WNBA to Miss Year-End Deadline For Expansion Teams, per Report
WNBA commissioner Cathy Engelbert had plans for the league to add one or two new expansion teams by the end of the year with hopes of those new franchises playing as soon as the 2024 season.
However, despite numerous expansion conversations, the league reportedly won’t meet its year-end timetable to establish the new teams, according to The Athletic.
The news comes after Engelbert spoke candidly about adding teams during the summer amid calls from around the WNBA centered on growing the game. In May, players voiced their concerns about the league needing to expand rosters and the league’s restrictive salary cap.
Currently, the WNBA is composed of 12 teams. The league has not expanded since 2008, when it added the Dream. Despite the expansion delay, Engelbert told The Athletic that the league is continuing to evaluate its list of potential expansion cities and possible ownership groups for those franchises.
“We’re now working with different investor groups, different ownership groups, on what would the arena situation be?” Engelbert told The Athletic. “Practice facilities? How do you think of season ticket holders? How do you think of the corporate sponsorship that you could bring in to the team? So we’re evaluating all that now in a handful of cities. The hard work on that does happen in the offseason. So we’re really into that now.”
In June, the WNBA reportedly narrowed its list of potential expansion cities to roughly 12, including Nashville, Oakland, Philadelphia, Portland, San Francisco and Toronto, per The Athletic. Engelbert’s latest statement aligns with what she shared in June, saying that the process is not a “clear or crisp formula” and citing that the league was “comparing what lessons” it had learned, what worked and what had not worked in the past 25 years while also wanting to “set up new owners for success.”

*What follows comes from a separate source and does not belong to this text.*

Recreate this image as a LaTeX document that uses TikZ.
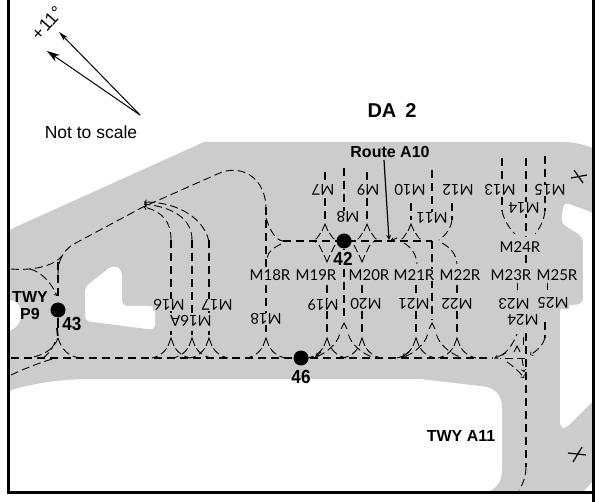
\documentclass[tikz,border=0pt]{standalone}
\usepackage{fontspec}
\usetikzlibrary{arrows.meta}
\setmainfont{Liberation Sans}
\newfontfamily\standfont{Lato}
\definecolor{roadgrey}{HTML}{CCCCCC}
\tikzset{
    taxiline/.style={line width=1.7pt, dash pattern=on 8pt off 5pt},
    leadline/.style={line width=0.9pt, dash pattern=on 8pt off 4pt},
    caretline/.style={line width=0.9pt},
    spot/.style={circle, fill=black, minimum size=15pt, inner sep=0pt},
    standmark/.style={font=\standfont\fontsize{15}{15}\selectfont, fill=roadgrey, inner sep=0.5pt},
    standflip/.style={standmark, rotate=180},
    boldmark/.style={font=\bfseries\fontsize{16}{16}\selectfont, inner sep=0pt, align=center},
    spotmark/.style={font=\bfseries\fontsize{19}{19}\selectfont, inner sep=0pt, xscale=0.9},
}
\begin{document}
\begin{tikzpicture}[x=1pt, y=-1pt, >=to]
    \useasboundingbox (0, 0) rectangle (602, 502);
    % apron
    \fill[roadgrey] (9, 230) -- (204, 142) -- (563, 142) .. controls (575, 142) and (585, 145) .. (592, 148)
        -- (592, 482) -- (583, 492) -- (9, 492) -- cycle;
    \fill[white, rounded corners=5pt] (596, 214) -- (564, 202) -- (561, 223) -- (583, 237) -- (583, 304)
        -- (560, 306) -- (560, 428) -- (566, 428) -- (596, 398) -- cycle;
    \fill[white] (9, 391) .. controls (30, 384) and (60, 379) .. (90, 379) -- (420, 379) -- (480, 386)
        .. controls (495, 387) and (502, 395) .. (502, 408) -- (502, 470) .. controls (502, 482) and (496, 488) .. (488, 492)
        -- (9, 492) -- cycle;
    \fill[white, rounded corners=5pt] (85, 287) -- (113, 265) -- (122, 270) -- (122, 306) -- (155, 306)
        -- (155, 330) -- (85, 321) -- cycle;
    \fill[white] (9, 300) .. controls (16, 300) and (21, 305) .. (21, 314) .. controls (21, 323) and (16, 329) .. (9, 331) -- cycle;
    % spots
    \node[spot] (spot43) at (58, 310) {};
    \node[spot] (spot42) at (344, 241) {};
    \node[spot] (spot46) at (301, 358) {};
    % main lines
    \draw[taxiline] (11, 358) -- (493, 358);
    \draw[taxiline] (283, 241) -- (432, 241);
    \draw[leadline] (525, 358) -- (500, 358);
    \draw[leadline] (11, 269) .. controls (35, 271) and (55, 265) .. (62, 256) .. controls (64, 252) and (68, 248) .. (72, 245)
        -- (143, 207) -- (222, 172) .. controls (245, 165) and (265, 180) .. (266, 207);
    % P9 junction
    \draw[taxiline] (58, 262) -- (58, 296);
    \draw[leadline] (62, 256) .. controls (59, 262) and (58, 268) .. (58, 276);
    \draw[leadline, ->] (30, 269) .. controls (42, 272) and (52, 284) .. (57, 296);
    \draw[line width=1.7pt] (spot43) -- (58, 328);
    \draw[taxiline] (57, 328) -- (58, 338);
    \draw[leadline] (58, 338) .. controls (54, 350) and (42, 356) .. (28, 358);
    \draw[leadline] (58, 338) .. controls (62, 350) and (68, 356) .. (80, 358);
    \draw[leadline] (11, 375) .. controls (30, 366) and (48, 360) .. (56, 358);
    \draw[leadline] (43, 358) .. controls (50, 353) and (54, 346) .. (56, 339);
    % stands M16 to M18
    \foreach \standx in {171, 192, 209}
        \draw[taxiline] (\standx, 240) -- (\standx, 335);
    \draw[leadline, ->] (171, 240) .. controls (171, 222) and (163, 212) .. (144, 207);
    \draw[leadline, ->] (192, 240) .. controls (192, 218) and (172, 207) .. (144, 204);
    \draw[leadline, ->] (209, 242) .. controls (205, 220) and (180, 202) .. (144, 202);
    \draw[taxiline] (266, 207) -- (266, 335);
    \draw[leadline] (266, 218) .. controls (270, 230) and (275, 240) .. (283, 241);
    \draw[leadline] (281, 244) .. controls (273, 248) and (268, 252) .. (267, 258);
    % stands below Route A10
    \foreach \standx in {327, 362, 416, 457}
        \draw[taxiline] (\standx, 285) -- (\standx, 334);
    \draw[taxiline] (spot42) -- (344, 249);
    \draw[taxiline] (344, 269) -- (344, 320);
    \draw[taxiline] (432, 241) -- (432, 320);
    % stands above Route A10
    \foreach \standx/\standy in {325/172, 344/168, 367/172, 432/170}
        \draw[taxiline] (\standx, \standy) -- (\standx, 220);
    \foreach \standx/\standy in {411/203, 452/203}
        \draw[taxiline] (\standx, \standy) -- (\standx, 220);
    \draw[leadline] (452, 220) .. controls (451, 228) and (446, 235) .. (439, 240);
    \draw[leadline] (404, 243) .. controls (412, 248) and (416, 254) .. (417, 264);
    \draw[leadline] (442, 243) .. controls (451, 248) and (456, 254) .. (457, 264);
    % forks: x / apex / caret foot / end / spread
    \foreach \standx/\apexy/\capy/\endy/\spread in {171/338/346/358/19, 192/338/346/358/19, 209/338/346/358/19,
            266/338/346/358/19, 327/338/346/358/19, 362/338/346/358/19, 416/338/346/358/19, 457/338/346/358/19,
            344/323/329/357/28, 432/323/329/357/28,
            325/224/231/241/13, 367/224/231/241/13, 411/224/231/241/13,
            327/262/255/241/13, 362/262/255/241/13} {
        \draw[caretline] (\standx-3, \capy) -- (\standx, \apexy) -- (\standx+3, \capy);
        \draw[leadline] (\standx-4.5, {\capy+0.2*(\endy-\capy)}) .. controls (\standx-6.5, {\capy+0.5*(\endy-\capy)})
            and ({\standx-0.6*\spread}, {\capy+0.85*(\endy-\capy)}) .. (\standx-\spread, \endy);
        \draw[leadline] (\standx+4.5, {\capy+0.2*(\endy-\capy)}) .. controls (\standx+6.5, {\capy+0.5*(\endy-\capy)})
            and ({\standx+0.6*\spread}, {\capy+0.85*(\endy-\capy)}) .. (\standx+\spread, \endy);
    }
    \draw[caretline, -stealth] (321, 352) -- (315, 357);
    \draw[caretline, -stealth] (409, 352) -- (402, 357);
    \draw[caretline, -stealth] (397, 238) -- (390, 241);
    % stands M13 to M15 and A11
    \draw[taxiline] (502, 158) -- (502, 211);
    \draw[taxiline] (526, 158) -- (526, 237);
    \draw[taxiline] (526, 255) -- (526, 266);
    \draw[taxiline] (545, 156) -- (545, 211);
    \draw[leadline] (502, 211) .. controls (504, 220) and (509, 228) .. (515, 234);
    \draw[leadline] (545, 211) .. controls (544, 220) and (540, 228) .. (535, 234);
    \draw[caretline] (517, 283) -- (517, 290);
    \draw[caretline] (547, 283) -- (547, 290);
    \draw[taxiline] (526, 333) -- (526, 467);
    \draw[leadline] (526, 467) .. controls (526, 476) and (523, 484) .. (519, 490);
    \draw[taxiline] (545, 322) -- (545, 338);
    \draw[leadline, ->] (545, 338) .. controls (543, 345) and (538, 350) .. (530, 355);
    \draw[caretline, -stealth] (506, 353) -- (494, 358.5);
    \draw[leadline] (523, 345) -- (523, 333);
    \draw[leadline] (502, 355) .. controls (508, 351) and (513, 344) .. (517, 334);
    \draw[caretline] (514, 352) -- (517, 346) -- (520, 352);
    \draw[leadline, ->] (507, 362) .. controls (513, 366) and (519, 371) .. (524, 378);
    \draw[leadline, ->] (522, 358) -- (524, 372);
    \draw[caretline] (518, 358) -- (524, 358);
    % stand labels
    \node[standmark] (m18r) at (270, 275) {M18R};
    \node[standmark] (m19r) at (316, 275) {M19R};
    \node[standmark] (m20r) at (369, 275) {M20R};
    \node[standmark] (m21r) at (414, 275) {M21R};
    \node[standmark] (m22r) at (460, 275) {M22R};
    \node[standmark] (m23r) at (511, 275) {M23R};
    \node[standmark] (m25r) at (557, 275) {M25R};
    \node[standmark] (m24r) at (520, 247) {M24R};
    \node[standflip] (m7) at (323, 190) {M7};
    \node[standflip] (m8) at (348, 217) {M8};
    \node[standflip] (m9) at (368, 190) {M9};
    \node[standflip] (m10) at (410, 190) {M10};
    \node[standflip] (m11) at (432, 218) {M11};
    \node[standflip] (m12) at (458, 190) {M12};
    \node[standflip] (m13) at (500, 190) {M13};
    \node[standflip] (m14) at (524, 208) {M14};
    \node[standflip] (m15) at (550, 190) {M15};
    \node[standflip] (m16) at (169, 305) {M16};
    \node[standflip] (m16a) at (191, 321) {M16A};
    \node[standflip] (m17) at (217, 305) {M17};
    \node[standflip] (m18) at (266, 319) {M18};
    \node[standflip] (m19) at (323, 305) {M19};
    \node[standflip] (m20) at (366, 304) {M20};
    \node[standflip] (m21) at (414, 304) {M21};
    \node[standflip] (m22) at (457, 304) {M22};
    \node[standflip] (m23) at (514, 304) {M23};
    \node[standflip] (m24) at (523, 320) {M24};
    \node[standflip] (m25) at (553, 303) {M25};
    % spot labels
    \node[spotmark] (label43) at (72, 324) {43};
    \node[spotmark] (label42) at (343, 259) {42};
    \node[spotmark] (label46) at (301, 377) {46};
    \node[boldmark] (twyp9) at (30, 306) {TWY\\[1pt]P9};
    \node[boldmark] (twya11) at (461, 436) {TWY A11};
    \node[boldmark, font=\bfseries\fontsize{20}{20}\selectfont] (da2) at (392, 111) {DA\hspace{9pt}2};
    \node[boldmark] (routea10) at (390, 152) {Route A10};
    \coordinate (routeend) at (389, 240);
    \draw[line width=1.2pt, -stealth] (384, 160) -- (routeend);
    % crossings
    \draw[line width=1.2pt] (571, 178) -- (587, 175);
    \draw[line width=1.2pt] (574, 170) -- (583, 183);
    \draw[line width=1.2pt] (568, 453) -- (586, 455);
    \draw[line width=1.2pt] (573, 462) -- (582, 447);
    % north arrows
    \coordinate (northfoot) at (140, 115);
    \coordinate (northtrue) at (59, 32);
    \coordinate (northmag) at (47, 51);
    \draw[line width=1pt, -{Stealth[length=10pt, width=5pt]}] (northfoot) -- (northtrue);
    \draw[line width=1pt, -{Stealth[length=13pt, width=8pt]}] (northfoot) -- (northmag);
    \node[font=\fontsize{18}{18}\selectfont, rotate=48, inner sep=0pt] (variation) at (47, 23) {+\hspace{1pt}11°};
    \node[font=\fontsize{17.5}{17.5}\selectfont, inner sep=0pt] (scalenote) at (91, 132) {Not to scale};
    % frame
    \draw[line width=3pt] (8.5, 0) -- (8.5, 493.5);
    \draw[line width=3pt] (593, 0) -- (593, 502);
    \draw[line width=3pt] (8.5, 492) -- (594, 492);
\end{tikzpicture}
\end{document}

League expansion has taken somewhat of a back seat to some of the league’s other initiatives, including pushing for the release of Mercury star Brittney Griner from Russian prison. Beyond working to get Griner back on American soil, the league has produced $75 million in capital, increased the number of games from 36 to 40 for the upcoming season and been in “serious conversation with 10 ownership groups,” per The Athletic.
As Engelbert focuses on expansion, she stated that the league is not in a rush to award new franchises. No new team is likely to begin play until the ’25 season.
“It’s not something we’re going to rush it to just to say we expand,” Engelbert said, per The Athletic. “I’ve told so many business leaders this, and they all seem to agree with me. … I’m a big, big believer in let’s transform the economics and then we’ll expand, not expand and then hope that economics transform.”